• _TASK BRIEF_: Only the lines from the start of the data below through the line that contains "0.0, 0.05, 0.06, 0.03]" are to be copied, exactly and without pictures.

• _DATASET EXTRACT_:
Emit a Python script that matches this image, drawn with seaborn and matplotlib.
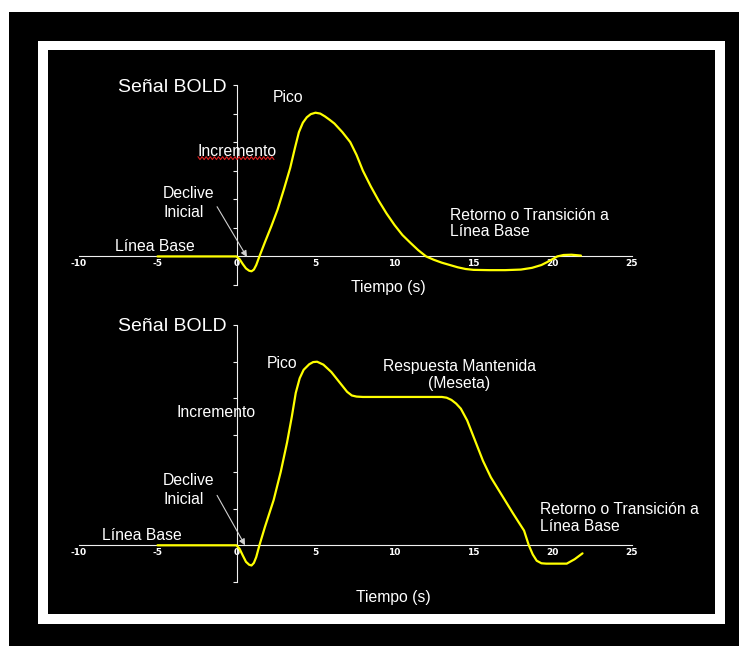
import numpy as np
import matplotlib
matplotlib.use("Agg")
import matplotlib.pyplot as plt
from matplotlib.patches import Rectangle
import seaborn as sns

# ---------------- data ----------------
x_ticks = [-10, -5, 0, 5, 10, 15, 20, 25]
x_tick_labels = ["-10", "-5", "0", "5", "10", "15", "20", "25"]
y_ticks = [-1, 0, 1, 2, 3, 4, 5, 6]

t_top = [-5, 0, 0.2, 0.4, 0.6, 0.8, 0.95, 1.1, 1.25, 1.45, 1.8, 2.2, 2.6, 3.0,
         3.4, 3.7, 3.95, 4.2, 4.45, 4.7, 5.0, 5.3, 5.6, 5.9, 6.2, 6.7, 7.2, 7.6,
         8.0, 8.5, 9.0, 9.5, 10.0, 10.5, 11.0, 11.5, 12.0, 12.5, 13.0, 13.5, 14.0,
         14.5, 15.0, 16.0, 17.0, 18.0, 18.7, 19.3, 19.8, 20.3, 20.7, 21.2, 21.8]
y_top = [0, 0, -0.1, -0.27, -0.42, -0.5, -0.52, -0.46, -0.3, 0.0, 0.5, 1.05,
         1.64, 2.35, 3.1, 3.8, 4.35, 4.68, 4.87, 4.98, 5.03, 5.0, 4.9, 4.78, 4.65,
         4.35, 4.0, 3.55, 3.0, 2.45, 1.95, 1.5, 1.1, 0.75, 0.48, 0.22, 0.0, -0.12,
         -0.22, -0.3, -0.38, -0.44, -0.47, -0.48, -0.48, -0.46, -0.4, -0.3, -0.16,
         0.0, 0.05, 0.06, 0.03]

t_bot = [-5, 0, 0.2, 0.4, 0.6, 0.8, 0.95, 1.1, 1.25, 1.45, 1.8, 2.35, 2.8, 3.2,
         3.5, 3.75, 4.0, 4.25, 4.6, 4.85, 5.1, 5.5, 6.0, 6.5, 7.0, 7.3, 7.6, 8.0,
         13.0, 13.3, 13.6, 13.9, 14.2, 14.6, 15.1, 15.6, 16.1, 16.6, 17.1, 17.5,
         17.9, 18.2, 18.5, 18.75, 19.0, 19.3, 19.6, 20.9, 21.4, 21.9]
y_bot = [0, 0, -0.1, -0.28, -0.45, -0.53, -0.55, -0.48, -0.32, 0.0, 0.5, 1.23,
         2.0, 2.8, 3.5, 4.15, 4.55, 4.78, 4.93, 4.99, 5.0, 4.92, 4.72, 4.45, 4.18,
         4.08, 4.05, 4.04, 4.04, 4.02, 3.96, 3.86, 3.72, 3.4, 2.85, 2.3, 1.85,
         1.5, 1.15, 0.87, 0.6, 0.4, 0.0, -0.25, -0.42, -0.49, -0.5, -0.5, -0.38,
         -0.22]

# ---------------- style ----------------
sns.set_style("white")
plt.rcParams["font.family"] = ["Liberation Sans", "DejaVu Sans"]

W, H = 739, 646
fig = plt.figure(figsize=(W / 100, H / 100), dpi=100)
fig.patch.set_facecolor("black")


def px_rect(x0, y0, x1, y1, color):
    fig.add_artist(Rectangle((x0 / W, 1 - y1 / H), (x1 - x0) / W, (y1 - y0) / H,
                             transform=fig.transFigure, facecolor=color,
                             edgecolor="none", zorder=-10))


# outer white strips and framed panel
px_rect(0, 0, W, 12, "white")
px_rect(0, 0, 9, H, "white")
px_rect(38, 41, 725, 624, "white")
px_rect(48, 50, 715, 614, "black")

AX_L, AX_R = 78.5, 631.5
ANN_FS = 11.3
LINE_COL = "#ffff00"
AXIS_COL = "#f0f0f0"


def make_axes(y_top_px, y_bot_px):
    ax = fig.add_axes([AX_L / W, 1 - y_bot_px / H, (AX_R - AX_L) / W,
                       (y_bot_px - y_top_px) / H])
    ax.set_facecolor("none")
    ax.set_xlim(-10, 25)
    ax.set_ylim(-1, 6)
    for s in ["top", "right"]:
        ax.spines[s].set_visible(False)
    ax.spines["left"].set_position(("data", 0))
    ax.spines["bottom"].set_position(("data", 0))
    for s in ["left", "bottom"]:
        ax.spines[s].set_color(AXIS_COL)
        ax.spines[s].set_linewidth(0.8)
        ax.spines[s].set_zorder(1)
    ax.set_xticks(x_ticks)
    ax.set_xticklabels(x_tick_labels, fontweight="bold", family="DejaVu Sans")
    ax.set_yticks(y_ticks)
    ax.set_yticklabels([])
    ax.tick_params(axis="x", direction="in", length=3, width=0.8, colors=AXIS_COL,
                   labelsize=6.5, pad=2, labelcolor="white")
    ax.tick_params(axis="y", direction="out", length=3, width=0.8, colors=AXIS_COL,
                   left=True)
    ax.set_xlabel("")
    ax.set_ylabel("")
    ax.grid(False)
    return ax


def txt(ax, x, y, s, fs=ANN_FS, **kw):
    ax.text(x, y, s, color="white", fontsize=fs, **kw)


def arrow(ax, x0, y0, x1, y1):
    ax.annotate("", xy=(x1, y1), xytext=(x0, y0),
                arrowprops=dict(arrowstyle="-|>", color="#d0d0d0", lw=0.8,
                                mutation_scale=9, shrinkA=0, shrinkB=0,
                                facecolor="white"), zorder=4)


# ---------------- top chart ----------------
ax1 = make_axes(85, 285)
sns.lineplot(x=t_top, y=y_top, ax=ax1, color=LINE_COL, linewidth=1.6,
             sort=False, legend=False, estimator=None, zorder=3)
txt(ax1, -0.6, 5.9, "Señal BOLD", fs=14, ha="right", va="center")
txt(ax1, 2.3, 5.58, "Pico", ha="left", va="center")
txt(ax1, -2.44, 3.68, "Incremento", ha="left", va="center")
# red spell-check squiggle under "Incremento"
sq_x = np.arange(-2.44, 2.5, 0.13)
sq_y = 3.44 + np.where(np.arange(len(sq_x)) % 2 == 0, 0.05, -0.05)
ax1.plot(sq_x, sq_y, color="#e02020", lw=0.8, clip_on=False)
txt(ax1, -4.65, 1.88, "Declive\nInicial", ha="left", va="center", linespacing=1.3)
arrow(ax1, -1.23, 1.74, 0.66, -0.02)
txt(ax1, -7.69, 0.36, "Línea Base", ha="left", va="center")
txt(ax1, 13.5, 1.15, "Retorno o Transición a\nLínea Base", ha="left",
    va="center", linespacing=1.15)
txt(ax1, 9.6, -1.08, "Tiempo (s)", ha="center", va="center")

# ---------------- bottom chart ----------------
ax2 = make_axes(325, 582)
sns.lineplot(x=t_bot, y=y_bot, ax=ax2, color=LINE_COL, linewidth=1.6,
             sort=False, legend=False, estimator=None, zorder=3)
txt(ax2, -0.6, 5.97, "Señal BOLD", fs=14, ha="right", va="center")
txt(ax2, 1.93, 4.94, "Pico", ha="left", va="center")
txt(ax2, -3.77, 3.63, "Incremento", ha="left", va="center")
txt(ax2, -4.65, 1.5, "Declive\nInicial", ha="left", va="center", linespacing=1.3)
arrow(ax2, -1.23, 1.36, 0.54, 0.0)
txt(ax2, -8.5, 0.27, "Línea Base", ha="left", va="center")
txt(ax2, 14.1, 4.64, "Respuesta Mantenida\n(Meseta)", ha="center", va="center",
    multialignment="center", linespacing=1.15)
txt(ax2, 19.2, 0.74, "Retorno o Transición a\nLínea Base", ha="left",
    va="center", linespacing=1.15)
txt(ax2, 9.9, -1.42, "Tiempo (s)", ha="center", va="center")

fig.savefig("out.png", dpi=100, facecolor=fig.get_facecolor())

• _REPLY_:
Emit a Python script that matches this image, drawn with seaborn and matplotlib.
import numpy as np
import matplotlib
matplotlib.use("Agg")
import matplotlib.pyplot as plt
from matplotlib.patches import Rectangle
import seaborn as sns

# ---------------- data ----------------
x_ticks = [-10, -5, 0, 5, 10, 15, 20, 25]
x_tick_labels = ["-10", "-5", "0", "5", "10", "15", "20", "25"]
y_ticks = [-1, 0, 1, 2, 3, 4, 5, 6]

t_top = [-5, 0, 0.2, 0.4, 0.6, 0.8, 0.95, 1.1, 1.25, 1.45, 1.8, 2.2, 2.6, 3.0,
         3.4, 3.7, 3.95, 4.2, 4.45, 4.7, 5.0, 5.3, 5.6, 5.9, 6.2, 6.7, 7.2, 7.6,
         8.0, 8.5, 9.0, 9.5, 10.0, 10.5, 11.0, 11.5, 12.0, 12.5, 13.0, 13.5, 14.0,
         14.5, 15.0, 16.0, 17.0, 18.0, 18.7, 19.3, 19.8, 20.3, 20.7, 21.2, 21.8]
y_top = [0, 0, -0.1, -0.27, -0.42, -0.5, -0.52, -0.46, -0.3, 0.0, 0.5, 1.05,
         1.64, 2.35, 3.1, 3.8, 4.35, 4.68, 4.87, 4.98, 5.03, 5.0, 4.9, 4.78, 4.65,
         4.35, 4.0, 3.55, 3.0, 2.45, 1.95, 1.5, 1.1, 0.75, 0.48, 0.22, 0.0, -0.12,
         -0.22, -0.3, -0.38, -0.44, -0.47, -0.48, -0.48, -0.46, -0.4, -0.3, -0.16,
         0.0, 0.05, 0.06, 0.03]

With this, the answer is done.